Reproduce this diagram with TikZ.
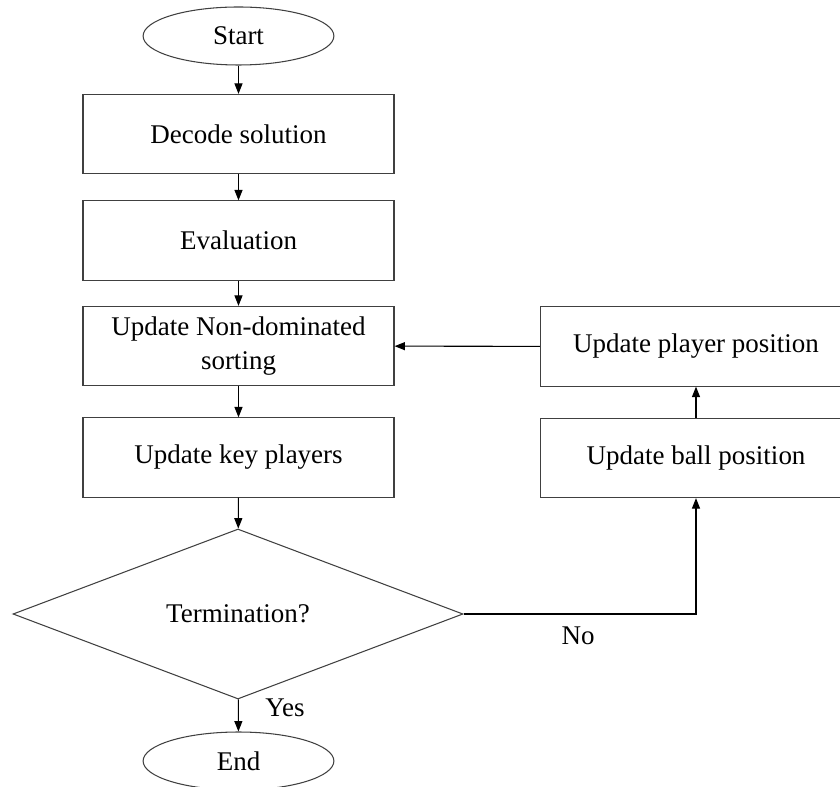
\documentclass[tikz,border=0pt]{standalone}
\usepackage{fontspec}
\setmainfont{Liberation Serif}
\usetikzlibrary{shapes.geometric,arrows.meta}

\begin{document}
\begin{tikzpicture}[x=0.25mm, y=-0.25mm,
  font=\fontsize{19.2}{24.5}\selectfont,
  every node/.style={inner sep=0pt},
  process/.style={draw=black!75, line width=0.75pt, minimum width=77.75mm, minimum height=19.8mm, align=center},
  terminal/.style={draw=black!75, line width=0.75pt, ellipse, minimum width=47.7mm, minimum height=14.5mm},
  decision/.style={draw=black!75, line width=0.75pt, diamond, minimum width=112.5mm, minimum height=42.5mm},
  flow/.style={line width=0.75pt, -{Triangle[length=2.6mm, width=2mm]}}]

\clip (0,0) rectangle (840,787);

\node[terminal] (start) at (238.5,36) {Start};
\node[process] (decode) at (238.5,134) {Decode solution};
\node[process] (eval) at (238.5,240.5) {Evaluation};
\node[process] (sort) at (238.5,346) {Update Non-dominated\\sorting};
\node[process] (key) at (238.5,457.5) {Update key players};
\node[decision] (term) at (238,614) {Termination?};
\node[terminal] (stop) at (238.5,761) {End};

\node[process] (player) at (696,346.5) {Update player position};
\node[process] (ball) at (696,458) {Update ball position};

\node (yes) at (285,708) {Yes};
\node (no) at (578,636) {No};

\draw[flow] (start) -- (decode);
\draw[flow] (decode) -- (eval);
\draw[flow] (eval) -- (sort);
\draw[flow] (sort) -- (key);
\draw[flow] (key) -- (term);
\draw[flow] (term) -- (stop);
\draw[flow] (term.east) -| (ball.south);
\draw[flow] (ball) -- (player);
\draw[flow] (player) -- (sort);

\end{tikzpicture}
\end{document}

:: Exercise goal ::
Repeat the listing in full and exactly. Leave any pictures out.

:: Response to this exercise ::
Reproduce this diagram with TikZ.
\documentclass[tikz,border=0pt]{standalone}
\usepackage{fontspec}
\setmainfont{Liberation Serif}
\usetikzlibrary{shapes.geometric,arrows.meta}

\begin{document}
\begin{tikzpicture}[x=0.25mm, y=-0.25mm,
  font=\fontsize{19.2}{24.5}\selectfont,
  every node/.style={inner sep=0pt},
  process/.style={draw=black!75, line width=0.75pt, minimum width=77.75mm, minimum height=19.8mm, align=center},
  terminal/.style={draw=black!75, line width=0.75pt, ellipse, minimum width=47.7mm, minimum height=14.5mm},
  decision/.style={draw=black!75, line width=0.75pt, diamond, minimum width=112.5mm, minimum height=42.5mm},
  flow/.style={line width=0.75pt, -{Triangle[length=2.6mm, width=2mm]}}]

\clip (0,0) rectangle (840,787);

\node[terminal] (start) at (238.5,36) {Start};
\node[process] (decode) at (238.5,134) {Decode solution};
\node[process] (eval) at (238.5,240.5) {Evaluation};
\node[process] (sort) at (238.5,346) {Update Non-dominated\\sorting};
\node[process] (key) at (238.5,457.5) {Update key players};
\node[decision] (term) at (238,614) {Termination?};
\node[terminal] (stop) at (238.5,761) {End};

\node[process] (player) at (696,346.5) {Update player position};
\node[process] (ball) at (696,458) {Update ball position};

\node (yes) at (285,708) {Yes};
\node (no) at (578,636) {No};

\draw[flow] (start) -- (decode);
\draw[flow] (decode) -- (eval);
\draw[flow] (eval) -- (sort);
\draw[flow] (sort) -- (key);
\draw[flow] (key) -- (term);
\draw[flow] (term) -- (stop);
\draw[flow] (term.east) -| (ball.south);
\draw[flow] (ball) -- (player);
\draw[flow] (player) -- (sort);

\end{tikzpicture}
\end{document}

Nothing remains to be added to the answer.